8. Zur Irreführung geeignete Informationen

Auch bloß mehrdeutige Ausdrücke können gegen das Wahrheitsgebot verstoßen. Bei Mehrdeutigkeit einer Information muss die verantwortliche Person immer die für sie ungünstigste Auslegung gegen sich gelten lassen, wenn ein nicht unbeträchtlicher Teil der angesprochenen Verkehrskreise die Äußerung tatsächlich in diesem ungünstigen Sinn verstehen kann. Lässt somit eine Information mehrere Deutungen zu, so besagt der Unklarheitengrundsatz, dass jede dieser Deutungen vertretbar und stichhaltig sein muss.

Eine nach Auffassung der Verkehrskreise übliche Bezeichnung, insbesondere eine dem redlichen Handelsbrauch entsprechende Bezeichnung verstößt nicht gegen das gesetzliche Verbot, weil dadurch nicht irrige Vorstellungen erweckt werden.

Die Unterlassung einer vorgeschriebenen Bezeichnung (Kennzeichnung) einer Ware oder der vorgeschriebenen Deklaration stellt für sich noch keine Irreführung dar, sondern einen Verstoß gegen die konkrete Kennzeichnungsvorschrift (z.B. LMKV).

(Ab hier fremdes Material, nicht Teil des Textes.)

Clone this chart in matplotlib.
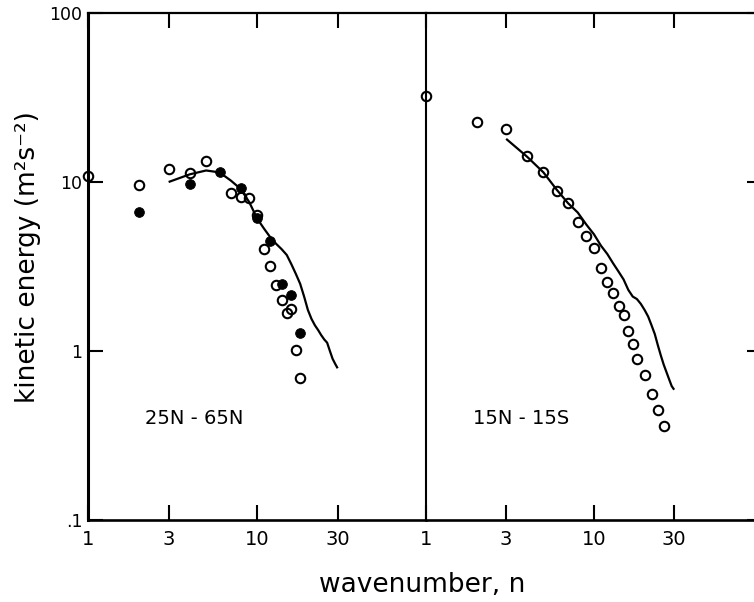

Selbst die Verwendung einer verbotenen Bezeichnung (Kennzeichnung) verstößt zunächst nur gegen die konkrete Kennzeichnungsvorschrift und gegen § 5 Abs. 2 LMSVG nur dann, wenn die Information auch zur Irreführung geeignet ist.

Die unzutreffende Bezugnahme auf die geografische Herkunft einer Ware ist nicht nur in Form eines unmittelbaren Herkunftshinweises, sondern auch durch “mittelbare Herkunftsangaben“ (wie etwa Landesfarben, Abbildungen bekannter Bauwerke, Verwendung einer bestimmten Landessprache, Trachten udgl.) denkbar. Die Irreführungseignung kann allerdings durch entlokalisierende Zusätze ausgeschlossen werden, an deren Deutlichkeit aber strenge Anforderungen zu stellen sind. Liegt von vornherein eine entlokalisierte Herkunftsangabe (z.B. Frankfurter, Debreziner, usw.) oder Gattungsbezeichnungen (z.B. Tilsiter, Gouda,...) vor, so scheidet eine Irreführung der Verbraucherinnen und Verbraucher aus. Zur Irreführungseignung einer freiwilligen Angabe des Ursprungslandes oder Herkunftsorte einer Ware siehe auch Durchführungsverordnung (EU) 2018/7751). Davon unberührt ist der Schutz für geschützte Ursprungsangaben (g.U.), geschützte geografische Angaben (g.g.A.) und geografische Angaben bei Spirituosen (g.A.).2)3)

1) Durchführungsverordnung (EU) 2018/775 der Kommission vom 28. Mai 2018 mit den Einzelheiten zur Anwendung von Artikel 26 Absatz z 3 der Verordnung (EU) Nr. 1169/2011 des Europäischen Parlaments und des Rates betreffend die Information der Verbraucher über Lebensmittel hinsichtlich der Vorschriften für die Angabe des Ursprungslands oder Herkunftsorts der primären Zutat eines Lebensmittels (Text von Bedeutung für den EWR.)
2) Verordnung (EG) Nr. 1151/2012 über Qualitätsregelungen für Agrarerzeugnisse und Lebensmittel
3) Verordnung (EG) Nr. 110/2008 zur Begriffsbestimmung, Bezeichnung, Aufmachung und Etikettierung von Spirituosen sowie zum Schutz geografischer Angaben für Spirituosen und zur Aufhebung der Verordnung (EWG) Nr. 1576/89

Wenn verfälschte (§ 5 Abs. 5 Z 3) oder wertgeminderte (§ 5 Abs. 5 Z 4) Lebensmittel in Verkehr gebracht werden, so stellt die damit einhergehende Täuschung der Verbraucherinnen und Verbraucher keinen selbstständigen Beanstandungsgrund nach § 5 Abs 2 LMSVG dar.